As the show's first art director, Bushman was responsible for designing its unique look. Though his WED colleague Marvin Aubrey Davis would contribute some design work to serials and the later seasons, the show's visual style derived almost completely from Bushman.
||He created the logo of the Mickey Mouse Club for the Mouseketeers' costumes, and the Triple R logos for the t-shirts and hats of the Spin and Marty serials. He also did the well-known Mouseketeer boy and girl drawing used on the stage curtains and for letterheads (right).
But his major contribution was to the sets and props used on the show. He drew technical sketches for some 140 set elements and over 250 distinct props for the studio craftsmen to fashion for the show's first season. Bushman's set designs were so well-crafted that when built by the studio carpenters very few changes were necessary.
Although Bruce Bushman designed the show's original club house, used mainly for Anything Can Happen Day
, its unknown if he also created the more famous 'MouseClubouse' version, a larger, simpler design done for the show's third season.
Bruce Bushman seems to have left Disney around 1959-60, having moved from Burbank to North Hollywood a few years earlier.
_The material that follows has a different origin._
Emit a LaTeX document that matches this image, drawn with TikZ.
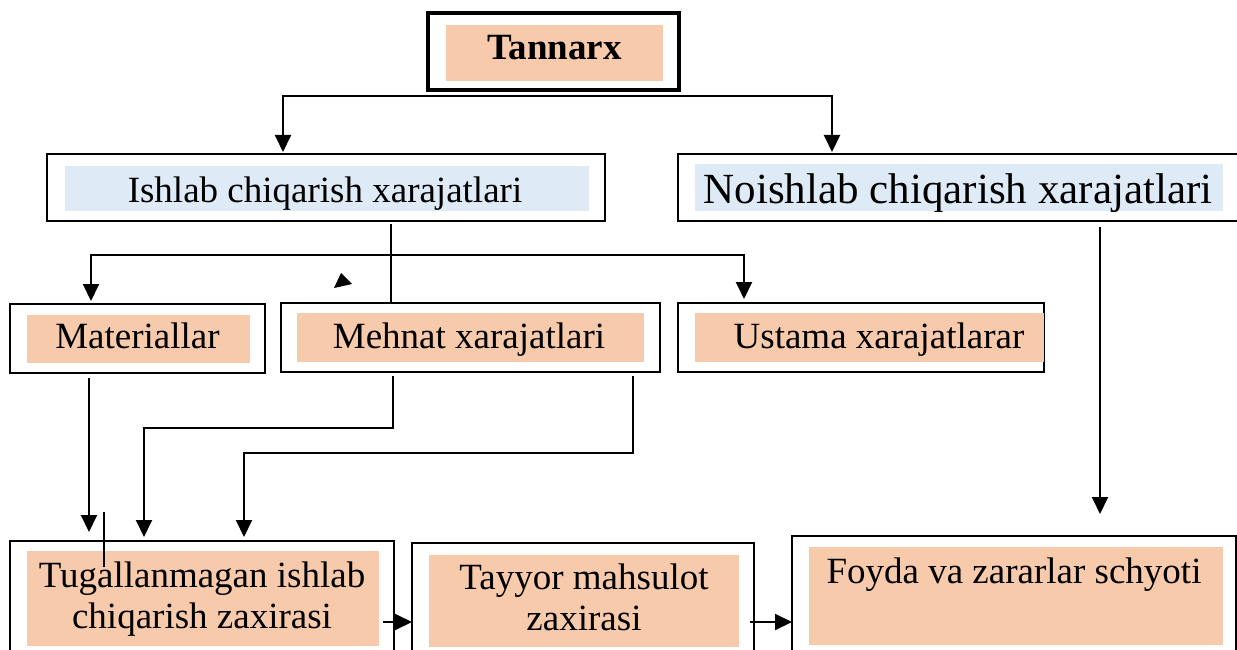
\documentclass[tikz,border=0pt]{standalone}
\usepackage{fontspec}
\setmainfont{Liberation Serif}
\usetikzlibrary{arrows.meta}
\definecolor{peach}{HTML}{F7CAAC}
\definecolor{paleblue}{HTML}{DEEAF6}
\begin{document}
\begin{tikzpicture}[x=1pt,y=-1pt,
  frame/.style={draw=black,line width=2.4pt,inner sep=0pt,outer sep=0pt},
  peachfill/.style={fill=peach,draw=none,inner sep=0pt,outer sep=0pt},
  bluefill/.style={fill=paleblue,draw=none,inner sep=0pt,outer sep=0pt},
  label/.style={anchor=base,inner sep=0pt,font=\fontsize{37}{41}\selectfont,align=center},
  conn/.style={line width=2pt},
  arr/.style={conn,-{Triangle[length=17pt,width=16pt]}},
  arrboth/.style={conn,{Triangle[length=17pt,width=16pt]}-{Triangle[length=17pt,width=16pt]}}]
\useasboundingbox (0,0) rectangle (1237,650);
\clip (0,0) rectangle (1237,650);

% top level
\node[frame,line width=3.4pt,minimum width=251pt,minimum height=77pt] (tanbox) at (553.5,51.5) {};
\node[peachfill,minimum width=217pt,minimum height=56pt] (tanfill) at (554.5,53) {};
\node[label,font=\fontsize{37}{41}\selectfont\bfseries] (tantext) at (554.5,60) {Tannarx};

% second level
\node[frame,minimum width=558pt,minimum height=67pt] (ishbox) at (326,187.5) {};
\node[bluefill,minimum width=524pt,minimum height=45pt] (ishfill) at (327,188.5) {};
\node[label] (ishtext) at (325,202) {Ishlab chiqarish xarajatlari};

\node[frame,minimum width=562pt,minimum height=67pt] (noibox) at (959,187.5) {};
\node[bluefill,minimum width=528pt,minimum height=47pt] (noifill) at (959,187.5) {};
\begin{scope}
  \clip (noifill.north west) rectangle (noifill.south east);
  \node[label,font=\fontsize{43}{47}\selectfont] (noitext) at (958,204) {Noishlab chiqarish xarajatlari};
\end{scope}

% cost items
\node[frame,minimum width=255pt,minimum height=69pt] (matbox) at (137.5,338.5) {};
\node[peachfill,minimum width=223pt,minimum height=48pt] (matfill) at (138.5,339) {};
\node[label] (mattext) at (137.5,348) {Materiallar};

\node[frame,minimum width=379pt,minimum height=69pt] (mehbox) at (470.5,337.5) {};
\node[peachfill,minimum width=347pt,minimum height=49pt] (mehfill) at (470.5,337.5) {};
\node[label] (mehtext) at (469,348) {Mehnat xarajatlari};

\node[frame,minimum width=366pt,minimum height=69pt] (ustbox) at (861,337.5) {};
\node[peachfill,minimum width=349pt,minimum height=49pt] (ustfill) at (869.5,337.5) {};
\node[label] (usttext) at (879,348) {Ustama xarajatlarar};

% stocks and result (two-line labels sit on the baseline of their last line)
\node[frame,minimum width=384pt,minimum height=129pt] (tugbox) at (202,605.5) {};
\node[peachfill,minimum width=352pt,minimum height=95pt] (tugfill) at (203,598.5) {};
\node[label] (tugtext) at (202,628) {Tugallanmagan ishlab\\chiqarish zaxirasi};

\node[frame,minimum width=342pt,minimum height=127pt] (taybox) at (583,606.5) {};
\node[peachfill,minimum width=310pt,minimum height=92pt] (tayfill) at (584,601) {};
\node[label] (taytext) at (584,630) {Tayyor mahsulot\\zaxirasi};

\node[frame,minimum width=444pt,minimum height=134pt] (foybox) at (1014,603) {};
\node[peachfill,minimum width=414pt,minimum height=98pt] (foyfill) at (1016,596) {};
\node[label] (foytext) at (1014,583) {Foyda va zararlar schyoti};

% connector points
\coordinate (barA) at (283,96);
\coordinate (barB) at (832,96);
\coordinate (barC) at (91,255);
\coordinate (barD) at (744,255);
\coordinate (stemI) at (391,255);
\coordinate (dm) at (89,378);
\coordinate (e1) at (393,376);
\coordinate (e1b) at (144,428);
\coordinate (e2) at (633,376);
\coordinate (e2b) at (244,453);
\coordinate (n1) at (1100,227);
\coordinate (s1) at (103.5,512);
\coordinate (s2) at (103.5,567);
\coordinate (h1) at (383,622);
\coordinate (h2) at (750,622);

% connectors
\draw[arrboth,shorten <=2pt,shorten >=2pt]
  (ishbox.north -| barA) -- (barA) -- (barB) -- (noibox.north -| barB);
\draw[conn,shorten <=3pt] (ishbox.south -| stemI) -- (mehbox.north -| stemI);
\draw[arrboth,shorten <=3pt,shorten >=4pt]
  (matbox.north -| barC) -- (barC) -- (barD) -- (ustbox.north -| barD);
\fill (334,288) -- (341,273) -- (352,284) -- cycle;

\draw[arr,shorten >=9pt] (dm) -- (dm |- tugbox.north);
\draw[arr,shorten >=4pt] (e1) |- (e1b) -- (e1b |- tugbox.north);
\draw[arr,shorten >=4pt] (e2) |- (e2b) -- (e2b |- tugbox.north);
\draw[conn] (s1) -- (s2);
\draw[arr,shorten >=22pt] (n1) -- (n1 |- foybox.north);

\draw[arr] (h1) -- (h1 -| taybox.west);
\draw[arr] (h2) -- (h2 -| foybox.west);
\end{tikzpicture}
\end{document}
He went to work for Ivan Tors Studios in 1960, serving as art director for three of their television shows including Sea Hunt, Bat Masterson, and Gentle Ben. He also was lead designer for Bible Storyland in Cucamonga, a project that was never built. Newspapers of the time mentioned his long-standing role playing Santa Claus for a local orphanage, an activity he had carried on for over twenty years.
Bushman then joined Hanna-Barbera as a layout artist. He worked on the animated cartoon series Jonny Quest, The Jetsons, Flintstones, and Popeye throughout the sixties. While there, he was asked to help design a theme park for 'Hanna-Barbera Land', another unrealized project. He died Feb 15, 1972 in Los Angeles, at the relatively young age of sixty.